本紙の健康食品受託製造企業調査では、機能表示の議論に浮かれていない受託製造企業の一面が垣間見えた。機能表示制度については半数が「期待する」と回答したものの、制度が固まっていないことから「どちらともいえない」との回答も4割強で、「期待しない」の声も1 割弱あった。
そもそも、米国型とはいいながら、疾病リスク低減表示なのか、構造機能表示なのか、あるいは限定的機能表示なのか、米国の制度との大きな違いは、我が国には、トクホ制度があり、疾病リスク低減表示を規定するトクホと構造機能表示に近い栄養機能食品が先行している状況があり、さらに、我が国の機能表示構想にはサプリメントだけでなく、一般加工食品や農産物なども視野に入れている。このため、どのような機能表示が実行可能なのか、それに連関するエビデンスベースの水準など、たたき台となる具体策の提示が必要だ。
そうした中で、機能表示への期待がくすぶっているのは、機能表示の経済効果が数字として捉えられておらず、その結果、将来展望が開けないことがある。プラスに働くのかマイナスに働くのか?むしろこれと並行しイメージ広告の規制強化の方針が伝わっていることも影響している。また機能表示が具体化しても、厳しいエビデンス条件がつけば、コスト拡大につながりマイナスも大きいのではという懸念もある。
売上高が10億円未満の企業が調査の半数で、100億円企業の戦略とは自ずと異なることもある。政府は中小企業にも目配りをしているというが、必ずしもそのような期待はできない、大手でないと機能研究などもおぼつかない、という懸念もある。
実際、安全性試験など研究機関は、半年先まで仕事が埋まっているといった状況が広がっており、一部で経済効果は生まれつつあるが、中小企業が委託するには、費用の高騰も始まっているという懸念もある。

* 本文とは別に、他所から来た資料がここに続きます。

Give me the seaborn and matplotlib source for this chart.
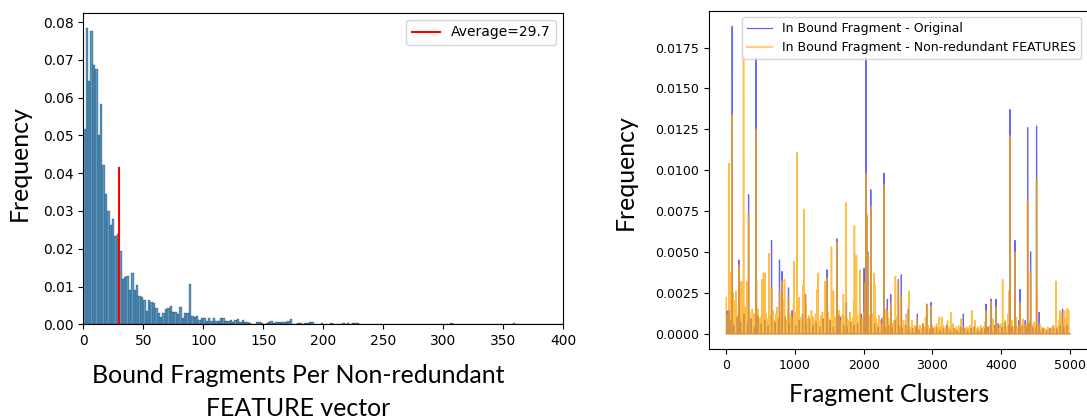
import numpy as np
import pandas as pd
import matplotlib.pyplot as plt
import seaborn as sns

# ---- left panel: bound fragments per non-redundant FEATURE vector (bin width 2) ----
bin_width = 2
hist_heights = [
    0.0517, 0.0785, 0.0643, 0.0776, 0.0686, 0.0677, 0.0501, 0.0583, 0.0421, 0.0345,
    0.0300, 0.0263, 0.0280, 0.0234, 0.0238, 0.0194, 0.0119, 0.0124, 0.0128, 0.0091,
    0.0135, 0.0091, 0.0104, 0.0075, 0.0073, 0.0064, 0.0036, 0.0064, 0.0060, 0.0057,
    0.0042, 0.0029, 0.0020, 0.0031, 0.0041, 0.0042, 0.0048, 0.0033, 0.0033, 0.0027,
    0.0047, 0.0016, 0.0029, 0.0031, 0.0108, 0.0022, 0.0019, 0.0022, 0.0011, 0.0016,
    0.0016, 0.0010, 0.0018, 0.0010, 0.0016, 0.0010, 0.0010, 0.0018, 0.0016, 0.0010,
    0.0008, 0.0011, 0.0007, 0.0011, 0.0013, 0.0007, 0.0011, 0.0007, 0.0007, 0.0003,
    0.0000, 0.0000, 0.0006, 0.0006, 0.0004, 0.0000, 0.0004, 0.0006, 0.0008, 0.0004,
    0.0006, 0.0005, 0.0006, 0.0005, 0.0006, 0.0008, 0.0015, 0.0000, 0.0000, 0.0003,
    0.0003, 0.0000, 0.0004, 0.0004, 0.0006, 0.0006, 0.0002, 0.0000, 0.0000, 0.0003,
]
# sparse tail beyond 200
tail_left = [206, 210, 216, 220, 224, 226, 228, 236, 240, 250, 262, 270, 280,
             284, 290, 300, 306, 318, 330, 348, 358, 362]
tail_heights = [0.0004, 0.0002, 0.0003, 0.0003, 0.0004, 0.0004, 0.0003, 0.0002,
                0.0002, 0.0001, 0.0001, 0.0001, 0.0002, 0.0001, 0.0001, 0.0001,
                0.0003, 0.0001, 0.0001, 0.0001, 0.0003, 0.0001]
average = 29.7
average_line_top = 0.0415

# ---- right panel: frequency per fragment cluster ----
n_clusters = 5000
peak_idx = [39, 68, 87, 184, 223, 252, 325, 431, 543, 620, 659, 775, 814, 848, 906,
            984, 1027, 1129, 1153, 1332, 1439, 1468, 1531, 1609, 1638, 1705, 1739, 1749,
            1865, 1894, 1948, 2007, 2020, 2035, 2045, 2059, 2103, 2151, 2297, 2345, 2393,
            2461, 2505, 2548, 2650, 2660, 2781, 2917, 2980, 3135, 3266, 3450, 3571, 3779,
            3852, 3924, 4021, 4113, 4128, 4200, 4273, 4351, 4385, 4428, 4515, 4525, 4554,
            4797, 4855, 4893, 4976]
orig_peak = [0.0014, 0.0, 0.0188, 0.0045, 0.0, 0.0, 0.0085, 0.0169, 0.0, 0.0, 0.0057,
             0.0045, 0.0038, 0.0, 0.0028, 0.0, 0.0, 0.0, 0.0024, 0.0, 0.0, 0.0039, 0.0,
             0.0058, 0.0011, 0.0, 0.0, 0.0019, 0.0, 0.0, 0.0, 0.0040, 0.0039, 0.0169,
             0.0072, 0.0050, 0.0088, 0.0, 0.0098, 0.0021, 0.0024, 0.0, 0.0033, 0.0036,
             0.0015, 0.0, 0.0012, 0.0018, 0.0019, 0.0, 0.0, 0.0012, 0.0, 0.0018, 0.0021,
             0.0021, 0.0, 0.0, 0.0137, 0.0057, 0.0027, 0.0008, 0.0126, 0.0050, 0.0127,
             0.0, 0.0013, 0.0, 0.0, 0.0015, 0.0]
nr_peak = [0.0104, 0.0037, 0.0134, 0.0042, 0.0032, 0.0170, 0.0073, 0.0125, 0.0037, 0.0049,
           0.0028, 0.0025, 0.0032, 0.0033, 0.0022, 0.0044, 0.0111, 0.0076, 0.0024, 0.0037,
           0.0032, 0.0034, 0.0053, 0.0056, 0.0, 0.0024, 0.0080, 0.0, 0.0066, 0.0048,
           0.0039, 0.0, 0.0031, 0.0098, 0.0073, 0.0048, 0.0078, 0.0037, 0.0091, 0.0014,
           0.0019, 0.0035, 0.0032, 0.0023, 0.0, 0.0026, 0.0, 0.0018, 0.0017, 0.0010,
           0.0013, 0.0, 0.0014, 0.0014, 0.0020, 0.0016, 0.0033, 0.0026, 0.0121, 0.0050,
           0.0019, 0.0, 0.0082, 0.0038, 0.0094, 0.0024, 0.0, 0.0032, 0.0014, 0.0, 0.0015]

# low background level, one reading every 20 clusters (non-redundant)
nr_base = [
    0.0022, 0.0012, 0.0025, 0.0037, 0.0015, 0.0025, 0.0020, 0.0026, 0.0011, 0.0018,
    0.0031, 0.0025, 0.0014, 0.0009, 0.0016, 0.0032, 0.0012, 0.0013, 0.0008, 0.0015,
    0.0012, 0.0010, 0.0033, 0.0015, 0.0009,
    0.0010, 0.0033, 0.0008, 0.0037, 0.0012, 0.0009, 0.0020, 0.0011, 0.0027, 0.0014,
    0.0008, 0.0012, 0.0016, 0.0010, 0.0007, 0.0013, 0.0009, 0.0021, 0.0011, 0.0008,
    0.0015, 0.0010, 0.0012, 0.0009, 0.0018,
    0.0013, 0.0009, 0.0014, 0.0022, 0.0010, 0.0008, 0.0030, 0.0012, 0.0018, 0.0009,
    0.0011, 0.0007, 0.0014, 0.0010, 0.0008, 0.0012, 0.0027, 0.0009, 0.0007, 0.0011,
    0.0013, 0.0008, 0.0010, 0.0007, 0.0013,
    0.0009, 0.0008, 0.0012, 0.0026, 0.0010, 0.0007, 0.0009, 0.0014, 0.0008, 0.0011,
    0.0007, 0.0010, 0.0025, 0.0009, 0.0008, 0.0013, 0.0007, 0.0010, 0.0021, 0.0009,
    0.0011, 0.0007, 0.0014, 0.0008, 0.0010,
    0.0013, 0.0020, 0.0016, 0.0024, 0.0011, 0.0008, 0.0012, 0.0007, 0.0030, 0.0009,
    0.0006, 0.0011, 0.0008, 0.0006, 0.0010, 0.0007, 0.0015, 0.0006, 0.0009, 0.0005,
    0.0013, 0.0006, 0.0008, 0.0005, 0.0010,
    0.0007, 0.0005, 0.0009, 0.0004, 0.0008, 0.0005, 0.0012, 0.0004, 0.0006, 0.0004,
    0.0008, 0.0003, 0.0005, 0.0004, 0.0009, 0.0003, 0.0005, 0.0003, 0.0006, 0.0004,
    0.0010, 0.0003, 0.0005, 0.0003, 0.0004,
    0.0005, 0.0003, 0.0004, 0.0006, 0.0003, 0.0010, 0.0004, 0.0003, 0.0005, 0.0003,
    0.0004, 0.0008, 0.0003, 0.0004, 0.0003, 0.0006, 0.0003, 0.0004, 0.0002, 0.0005,
    0.0003, 0.0009, 0.0003, 0.0004, 0.0003,
    0.0004, 0.0003, 0.0005, 0.0002, 0.0004, 0.0003, 0.0008, 0.0003, 0.0004, 0.0002,
    0.0005, 0.0003, 0.0004, 0.0007, 0.0003, 0.0004, 0.0002, 0.0005, 0.0003, 0.0009,
    0.0004, 0.0003, 0.0006, 0.0003, 0.0005,
    0.0006, 0.0009, 0.0005, 0.0008, 0.0004, 0.0012, 0.0006, 0.0005, 0.0008, 0.0004,
    0.0006, 0.0010, 0.0004, 0.0005, 0.0007, 0.0004, 0.0009, 0.0005, 0.0006, 0.0004,
    0.0008, 0.0004, 0.0006, 0.0005, 0.0007,
    0.0005, 0.0008, 0.0004, 0.0006, 0.0003, 0.0004, 0.0002, 0.0003, 0.0002, 0.0004,
    0.0003, 0.0002, 0.0004, 0.0005, 0.0003, 0.0006, 0.0004, 0.0008, 0.0005, 0.0012,
    0.0006, 0.0014, 0.0009, 0.0015, 0.0014,
]
# low background level, one reading every 50 clusters (original)
orig_base = [
    0.0014, 0.0008, 0.0005, 0.0010, 0.0007, 0.0012, 0.0006, 0.0009, 0.0004, 0.0011,
    0.0006, 0.0008, 0.0005, 0.0012, 0.0007, 0.0009, 0.0005, 0.0010, 0.0006, 0.0014,
    0.0005, 0.0008, 0.0012, 0.0006, 0.0009,
    0.0005, 0.0007, 0.0004, 0.0009, 0.0005, 0.0008, 0.0004, 0.0006, 0.0010, 0.0005,
    0.0004, 0.0007, 0.0005, 0.0006, 0.0012, 0.0005, 0.0008, 0.0004, 0.0006, 0.0004,
    0.0009, 0.0004, 0.0005, 0.0004, 0.0008,
    0.0004, 0.0003, 0.0005, 0.0002, 0.0003, 0.0004, 0.0002, 0.0006, 0.0003, 0.0002,
    0.0003, 0.0004, 0.0002, 0.0003, 0.0005, 0.0002, 0.0003, 0.0002, 0.0004, 0.0003,
    0.0002, 0.0003, 0.0004, 0.0002, 0.0003,
    0.0003, 0.0004, 0.0002, 0.0005, 0.0006, 0.0004, 0.0007, 0.0005, 0.0004, 0.0006,
    0.0008, 0.0005, 0.0004, 0.0006, 0.0004, 0.0003, 0.0002, 0.0003, 0.0002, 0.0003,
    0.0004, 0.0003, 0.0005, 0.0004, 0.0005,
]

# ---- assemble data ----
hist_left = list(np.arange(0, len(hist_heights) * bin_width, bin_width)) + tail_left
hist_df = pd.DataFrame({'frag': np.array(hist_left) + bin_width / 2,
                        'freq': hist_heights + tail_heights})

orig = np.zeros(n_clusters)
nr = np.zeros(n_clusters)
nr[np.arange(len(nr_base)) * 20] = nr_base
orig[np.arange(len(orig_base)) * 50 + 10] = orig_base
for i, o, f in zip(peak_idx, orig_peak, nr_peak):
    if o > 0:
        orig[i] = o
    if f > 0:
        nr[i] = f
clusters = np.arange(n_clusters)

label_font = 'Lato'
big = 17.9

fig = plt.figure(figsize=(10.87, 4.19), dpi=100)

# left
ax1 = fig.add_axes([0.0766, 0.226, 0.4413, 0.743])
sns.histplot(data=hist_df, x='frag', weights='freq', binwidth=bin_width,
             binrange=(0, 400), ax=ax1)
ax1.plot([average, average], [0, average_line_top], color='red', lw=1.5,
         label=f'Average={average}')
ax1.set_xlim(0, 400)
ax1.set_ylabel('')
ax1.set_xlabel('')
ax1.tick_params(labelsize=10)
ax1.legend(loc='upper right', fontsize=10)

# right
ax2 = fig.add_axes([0.6523, 0.167, 0.3477, 0.807])
sns.lineplot(x=clusters, y=orig, color='blue', alpha=0.6, lw=0.9,
             label='In Bound Fragment - Original', ax=ax2)
sns.lineplot(x=clusters, y=nr, color='orange', alpha=0.72, lw=1.1,
             label='In Bound Fragment - Non-redundant FEATURES', ax=ax2)
ax2.spines['right'].set_visible(False)
ax2.set_xticks([0, 1000, 2000, 3000, 4000, 5000])
ax2.set_yticks([0, 0.0025, 0.005, 0.0075, 0.01, 0.0125, 0.015, 0.0175])
ax2.set_ylabel('')
ax2.set_xlabel('')
ax2.tick_params(labelsize=9)
leg = ax2.legend(loc='upper right', fontsize=9)
leg.get_lines()[1].set_alpha(0.5)
leg.get_lines()[1].set_linewidth(1.6)

# large labels
fig.text(0.0175, 0.61, 'Frequency', rotation=90, fontsize=big, family=label_font,
         ha='center', va='center')
fig.text(0.274, 0.0852, 'Bound Fragments Per Non-redundant', fontsize=big,
         family=label_font, ha='center', va='baseline')
fig.text(0.274, 0.008, 'FEATURE vector', fontsize=big, family=label_font,
         ha='center', va='baseline')
fig.text(0.575, 0.589, 'Frequency', rotation=90, fontsize=big, family=label_font,
         ha='center', va='center')
fig.text(0.818, 0.040, 'Fragment Clusters', fontsize=big, family=label_font,
         ha='center', va='baseline')

fig.savefig('out.png', dpi=100)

加えて、消費者庁サイドの状況も、阿南長官や課長講演の機能表示制度への否定的な発言を受け、「本当にやるのか」といった問い合わせも相次いでいる。調査内容は、期待はあるものの、厚労省時代から、サプリメント業界は何度も裏切られてきたという体験があり、そう簡単にお祭りの神輿は担げないというのかもしれない。機能表示の評価は現時点では、意外に冷めているのが現実のようだ。